Mike Chimombe and Moses Mpofu, once regarded as businessmen with promising ventures, now find themselves at the center of a controversy involving Zimbabwe’s Presidential Goat Scheme. Accused of misappropriating a staggering $7 million meant for the scheme, their bail hearing has been postponed until Monday, July 1, compelling them to spend the weekend in custody.
The allegations against Chimombe and Mpofu are grave. It is reported that despite receiving full payment from the government, they failed to deliver the promised 32,500 goats intended to uplift disadvantaged communities. Instead, investigations revealed they only produced a paltry 4,208 goats, valued at a fraction of the disbursed funds.
According to Gamuchirai Sibongile Zimunhu, the investigating officer from the Zimbabwe Anti-Corruption Commission (ZACC), releasing the accused on bail could potentially incite public outrage. Zimunhu emphasized the case’s significance to the public, highlighting that the intended beneficiaries of the scheme, primarily impoverished communities, were adversely affected by the alleged actions of Chimombe and Mpofu.
The case took a serious turn when it was uncovered that the accused had allegedly forged documents, including a ZIMRA tax certificate and an NSSA compliance certificate under Blackdeck Private Limited. These falsified documents were crucial in their bid to secure the lucrative government contract. Subsequent scrutiny revealed that the NSSA certificate’s QR code and reference belonged to another entity entirely, and Blackdeck Private Limited had been delisted from the NSSA system years prior.
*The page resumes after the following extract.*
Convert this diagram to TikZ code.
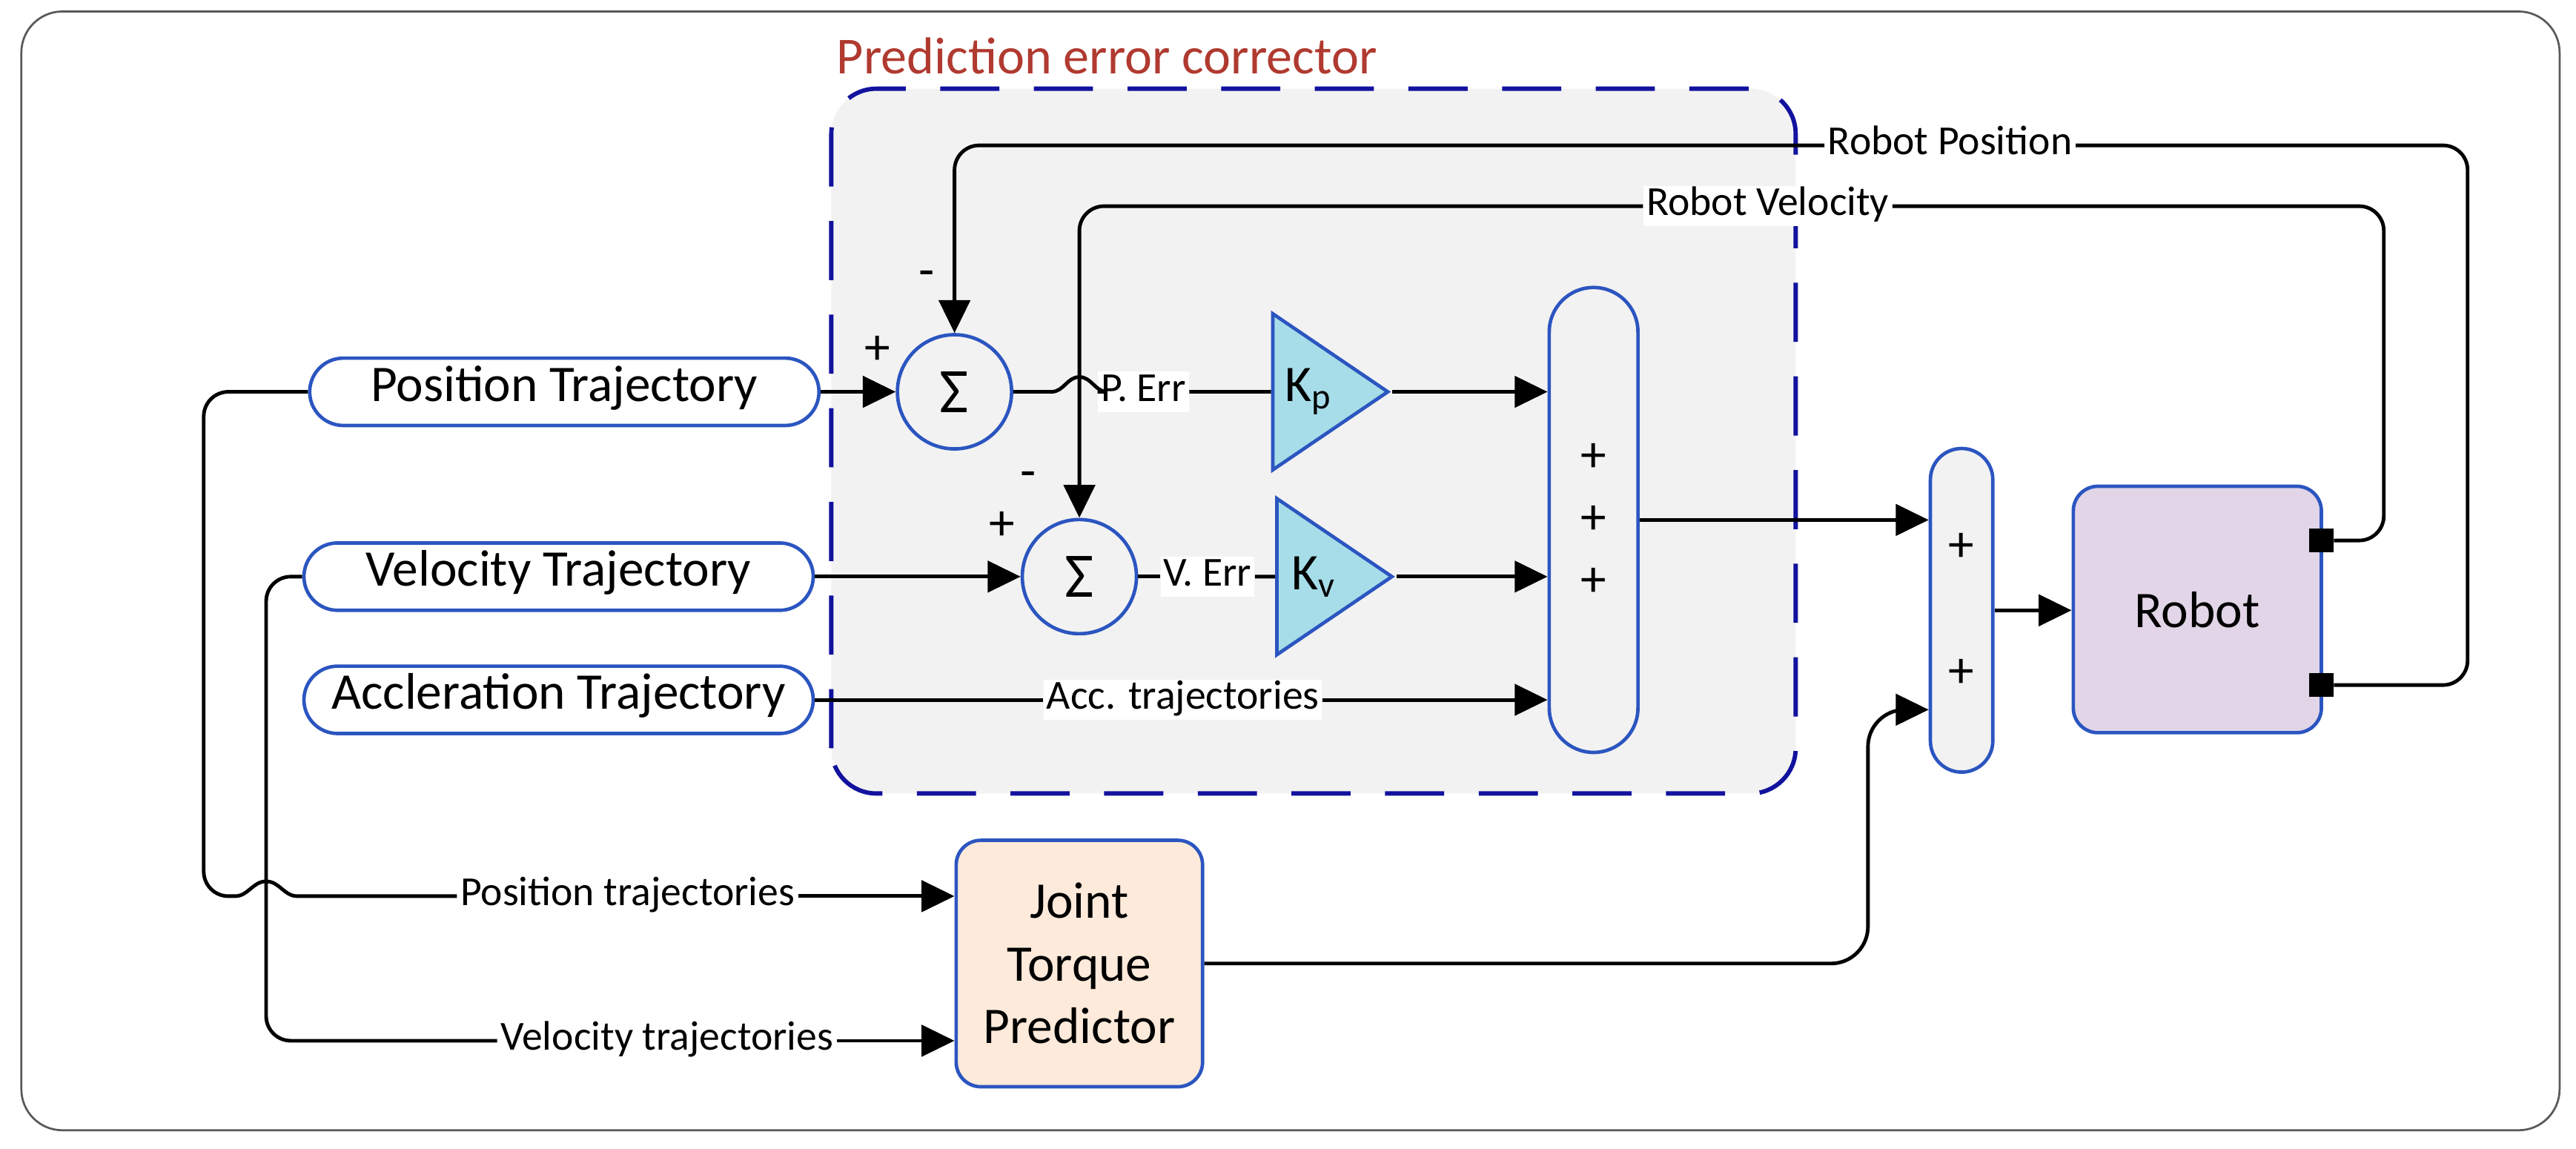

Financial irregularities further compounded the allegations. The Ministry of Lands, Agriculture, Water, Fisheries, and Rural Development transferred a substantial sum amounting to ZWL 1.6 billion (approximately US$7.7 million) to the bank account of Chimombe and Mpofu’s company. This transfer was purportedly for the supply and delivery of thousands of goats, a promise that was not fulfilled.
As the investigation progressed, it became evident that the number of goats claimed to have been sourced by Chimombe and Mpofu vastly exceeded the actual count on their farm. This discovery ultimately led to the termination of their contract by the Ministry in August 2022. The National Prosecuting Authority (NPA) has been steadfast in presenting evidence of the alleged fraud. They assert that Chimombe and Mpofu not only misrepresented their company’s compliance and capabilities but also diverted substantial sums for personal gain. To date, none of the misappropriated funds have been recovered.
The implications of this case extend beyond financial misconduct. It underscores the vulnerability of public funds and the profound impact of corruption on development initiatives intended to uplift Zimbabwe’s marginalized communities. The delay in the bail ruling suggests the gravity of the charges and the meticulous nature of the ongoing legal proceedings.
As Zimbabweans await further developments in this case, the fate of Chimombe and Mpofu remains uncertain. Their alleged actions have not only betrayed public trust but also jeopardized the welfare of those most in need, casting a shadow over the integrity of government procurement processes and the accountability of private contractors.
Monday’s bail ruling will be pivotal, potentially offering insights into how justice will be served in a case that has captured national attention and raised significant concerns about governance and ethical business practices in Zimbabwe.